Neural network-based Godunov corrections for approximate Riemann solvers using bi-fidelity learning
Akshay Thakur, Matthew J. Zahr
TL;DR
This work addresses the accuracy-cost gap in Riemann-solver flux evaluations by learning neural network surrogates that map interior and exterior conserved states $(U^+,U^-)$ to the Godunov flux. It presents two models: a vanilla FCNN surrogate and a bi-fidelity residual-corrected NN that leverages a cheaper approximate flux (e.g., Roe or HLL) to improve generalization. The methods are validated on 1D Burgers' and shallow water equations and extended to 2D problems via rotational symmetry, with the bi-fidelity NN consistently delivering flux predictions that closely match the Godunov flux and outperforming the vanilla NN and standard approximations in both a priori and a posteriori tests. The results suggest that data-driven flux surrogates can be integrated into finite-volume solvers to achieve robust, high-fidelity simulations of shocks and rarefactions while maintaining computational efficiency.
Abstract
The Riemann problem is fundamental in the computational modeling of hyperbolic partial differential equations, enabling the development of stable and accurate upwind schemes.
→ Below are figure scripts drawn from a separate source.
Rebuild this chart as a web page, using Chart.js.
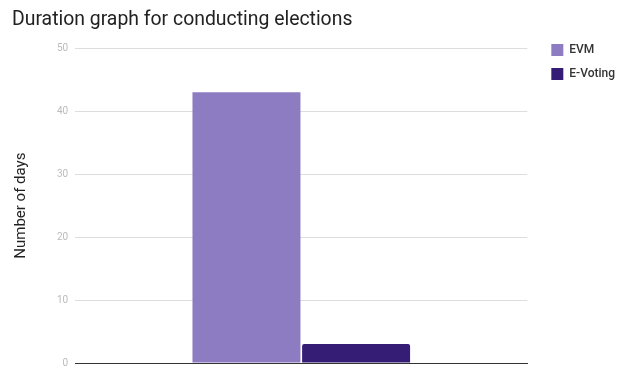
<!DOCTYPE html>
<html>
<head>
<meta charset="utf-8">
<script src="https://cdn.jsdelivr.net/npm/chart.js@4/dist/chart.umd.min.js"></script>
<style>
  html, body { margin: 0; padding: 0; background: #fff; }
  #wrap { width: 627px; height: 369px; position: relative; }
</style>
</head>
<body>
<div id="wrap"><canvas id="c" width="627" height="369"></canvas></div>
<script>
const categories = [''];
const seriesNames = ['EVM', 'E-Voting'];
const evmValues = [43];
const eVotingValues = [3];
const yTicks = [0, 10, 20, 30, 40, 50];

// widen the legend box on its left side so the plot ends where the reference does
const legendGap = {
  id: 'legendGap',
  afterInit(chart) {
    const lg = chart.legend;
    if (lg && !lg._patched) {
      const orig = lg.fit.bind(lg);
      lg.fit = function () { orig(); this.width += 12; };
      lg._patched = true;
    }
  },
  afterLayout(chart) {
    if (chart.legend) chart.legend.left += 12;
  }
};

const ctx = document.getElementById('c');
new Chart(ctx, {
  type: 'bar',
  data: {
    labels: categories,
    datasets: [
      { label: seriesNames[0], data: evmValues, backgroundColor: '#8e7cc3', categoryPercentage: 0.485, barPercentage: 0.985 },
      { label: seriesNames[1], data: eVotingValues, backgroundColor: '#351c75', categoryPercentage: 0.485, barPercentage: 0.985, borderRadius: { topLeft: 2, topRight: 2 } }
    ]
  },
  plugins: [legendGap],
  options: {
    responsive: false,
    animation: false,
    layout: { padding: { left: 12, right: 2, top: 8, bottom: 0 } },
    plugins: {
      title: {
        display: true,
        text: 'Duration graph for conducting elections',
        align: 'start',
        color: '#222',
        font: { family: 'Roboto', size: 19.4, weight: 'normal' },
        padding: { top: 1, bottom: 16 }
      },
      legend: {
        position: 'right',
        align: 'start',
        title: {
          display: true,
          text: ' ',
          font: { size: 10 },
          padding: { top: 0, bottom: 12 }
        },
        labels: {
          boxWidth: 12,
          boxHeight: 12,
          padding: 12,
          color: '#333',
          font: { family: 'Roboto', size: 12, weight: '500' }
        }
      },
      tooltip: { enabled: false }
    },
    scales: {
      x: {
        ticks: { display: false },
        grid: { display: false },
        border: { display: true, color: '#333', width: 1 },
        afterFit: (axis) => { axis.height = 0; }
      },
      y: {
        min: 0,
        max: 50,
        afterBuildTicks: (axis) => { axis.ticks = yTicks.map(v => ({ value: v })); },
        afterFit: (axis) => { axis.paddingBottom = 6; },
        ticks: { color: '#bbb', font: { family: 'Roboto', size: 10 }, padding: 7 },
        grid: { color: '#ddd', drawTicks: false },
        border: { display: false },
        title: {
          display: true,
          text: 'Number of days',
          color: '#222',
          font: { family: 'Roboto', size: 15 },
          padding: { top: 0, bottom: 20 }
        }
      }
    }
  }
});
</script>
</body>
</html>
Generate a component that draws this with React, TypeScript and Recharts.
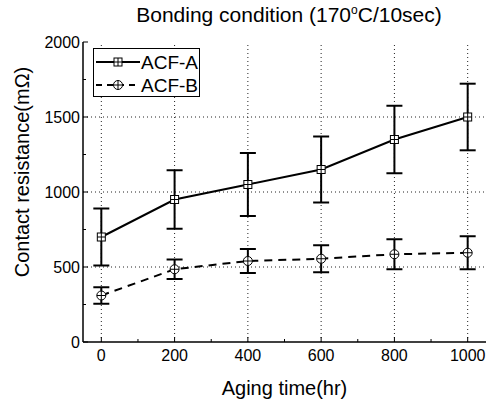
import React from "react";
import {
  ErrorBar,
  Line,
  LineChart,
  ReferenceLine,
  XAxis,
  YAxis,
} from "recharts";

const agingHours = [0, 200, 400, 600, 800, 1000];
const acfA = [700, 950, 1050, 1150, 1350, 1500];
const acfAErr = [190, 195, 210, 220, 225, 222];
const acfB = [310, 485, 540, 555, 585, 595];
const acfBErr = [55, 65, 80, 90, 100, 110];

const xTicks = [0, 100, 200, 300, 400, 500, 600, 700, 800, 900, 1000];
const xMajor = [0, 200, 400, 600, 800, 1000];
const yTicks = [0, 250, 500, 750, 1000, 1250, 1500, 1750, 2000];
const yGrid = [500, 1000, 1500];

const data = agingHours.map((t, i) => ({
  t,
  a: acfA[i],
  aErr: acfAErr[i],
  b: acfB[i],
  bErr: acfBErr[i],
}));

const FONT = "'Liberation Sans', Arial, sans-serif";

function SquareDot({ cx, cy }: any) {
  if (cx == null || cy == null) return null;
  return (
    <g>
      <rect x={cx - 4} y={cy - 4} width={8} height={8} fill="#fff" stroke="#000" strokeWidth={1} />
      <line x1={cx - 4} x2={cx + 4} y1={cy} y2={cy} stroke="#000" strokeWidth={1} />
      <line x1={cx} x2={cx} y1={cy - 4} y2={cy + 4} stroke="#000" strokeWidth={1} />
    </g>
  );
}

function CircleDot({ cx, cy }: any) {
  if (cx == null || cy == null) return null;
  return (
    <g>
      <circle cx={cx} cy={cy} r={4.5} fill="#fff" stroke="#000" strokeWidth={1} />
      <line x1={cx - 4.5} x2={cx + 4.5} y1={cy} y2={cy} stroke="#000" strokeWidth={1} />
      <line x1={cx} x2={cx} y1={cy - 4.5} y2={cy + 4.5} stroke="#000" strokeWidth={1} />
    </g>
  );
}

function XTick({ x, y, payload }: any) {
  const major = xMajor.includes(payload.value);
  return (
    <g>
      <line x1={x} x2={x} y1={y} y2={y - (major ? 5 : 3)} stroke="#000" strokeWidth={1} />
      {major && (
        <text x={x} y={y + 19} textAnchor="middle" fontSize={16} fontFamily={FONT} fill="#000">
          {payload.value}
        </text>
      )}
    </g>
  );
}

function YTick({ x, y, payload }: any) {
  const major = payload.value % 500 === 0;
  return (
    <g>
      <line x1={x} x2={x + (major ? 5 : 3)} y1={y} y2={y} stroke="#000" strokeWidth={1} />
      {major && (
        <text x={x - 3} y={y + 6} textAnchor="end" fontSize={16} fontFamily={FONT} fill="#000">
          {payload.value}
        </text>
      )}
    </g>
  );
}

function LegendBox() {
  return (
    <div
      style={{
        position: "absolute",
        left: 93,
        top: 48,
        width: 107,
        height: 49,
        border: "1px solid #000",
        background: "#fff",
        boxSizing: "border-box",
      }}
    >
      <svg width={105} height={47} style={{ display: "block" }}>
        <line x1={2} x2={46} y1={13} y2={13} stroke="#000" strokeWidth={2} />
        <SquareDot cx={24} cy={13} />
        <text x={47} y={20} fontSize={19} fontFamily={FONT} fill="#000">ACF-A</text>
        <line x1={2} x2={46} y1={36} y2={36} stroke="#000" strokeWidth={2} strokeDasharray="6 5" />
        <CircleDot cx={24} cy={36} />
        <text x={47} y={43} fontSize={19} fontFamily={FONT} fill="#000">ACF-B</text>
      </svg>
    </div>
  );
}

export default function App() {
  return (
    <div style={{ position: "absolute", left: 0, top: 0, width: 488, height: 403, background: "#fff", fontFamily: FONT }}>
      <div
        style={{
          position: "absolute",
          left: 0,
          width: 578,
          top: 3,
          textAlign: "center",
          fontSize: 21,
          color: "#000",
          whiteSpace: "nowrap",
        }}
      >
        Bonding condition (170<sup style={{ fontSize: 12 }}>o</sup>C/10sec)
      </div>
      <div
        style={{
          position: "absolute",
          left: 22,
          top: 172,
          transform: "translate(-50%, -50%) rotate(-90deg)",
          fontSize: 20,
          whiteSpace: "nowrap",
          color: "#000",
        }}
      >
        Contact resistance(mΩ)
      </div>
      <LineChart
        width={488}
        height={403}
        data={data}
        margin={{ top: 42, right: 2, bottom: 0, left: 0 }}
        style={{ position: "absolute", left: 0, top: 0 }}
      >
        <XAxis
          dataKey="t"
          type="number"
          domain={[-50, 1050]}
          ticks={xTicks}
          interval={0}
          tick={<XTick />}
          tickLine={false}
          tickSize={0}
          tickMargin={0}
          height={61}
          allowDataOverflow
          axisLine={{ stroke: "#000", strokeWidth: 1.5 }}
          label={{ value: "Aging time(hr)", position: "insideBottom", offset: 8, fontSize: 20, fill: "#000", fontFamily: FONT }}
        />
        <XAxis
          xAxisId="top"
          orientation="top"
          type="number"
          domain={[-50, 1050]}
          tick={false}
          tickLine={false}
          height={0}
          axisLine={{ stroke: "#000", strokeWidth: 1.5 }}
        />
        <YAxis
          type="number"
          domain={[0, 2000]}
          ticks={yTicks}
          interval={0}
          tick={<YTick />}
          tickLine={false}
          tickSize={0}
          tickMargin={0}
          width={83}
          axisLine={{ stroke: "#000", strokeWidth: 1.5 }}
        />
        <YAxis
          yAxisId="right"
          orientation="right"
          type="number"
          domain={[0, 2000]}
          tick={false}
          tickLine={false}
          width={0}
          axisLine={{ stroke: "#000", strokeWidth: 1.5 }}
        />
        {xMajor.map((v) => (
          <ReferenceLine key={"gx" + v} x={v} stroke="#222" strokeDasharray="1 3" strokeWidth={1} />
        ))}
        {yGrid.map((v) => (
          <ReferenceLine key={"gy" + v} y={v} stroke="#222" strokeDasharray="1 3" strokeWidth={1} />
        ))}
        <Line
          dataKey="a"
          stroke="#000"
          strokeWidth={2}
          dot={<SquareDot />}
          activeDot={false}
          isAnimationActive={false}
        >
          <ErrorBar dataKey="aErr" direction="y" width={8} stroke="#000" strokeWidth={2} />
        </Line>
        <Line
          dataKey="b"
          stroke="#000"
          strokeWidth={2}
          strokeDasharray="8 6"
          dot={<CircleDot />}
          activeDot={false}
          isAnimationActive={false}
        >
          <ErrorBar dataKey="bErr" direction="y" width={8} stroke="#000" strokeWidth={2} />
        </Line>
      </LineChart>
      <LegendBox />
    </div>
  );
}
While exact solvers provide robust upwinding fluxes, their high computational cost necessitates approximate solvers. Although approximate solvers achieve accuracy in many scenarios, they produce inaccurate solutions in certain cases. To overcome this limitation, we propose constructing neural network-based surrogate models, trained using supervised learning, designed to map interior and exterior conservative state variables to the corresponding exact flux. Specifically, we propose two distinct approaches: one utilizing a vanilla neural network and the other employing a bi-fidelity neural network. The performance of the proposed approaches is demonstrated through applications to one-dimensional and two-dimensional partial differential equations, showcasing their robustness and accuracy.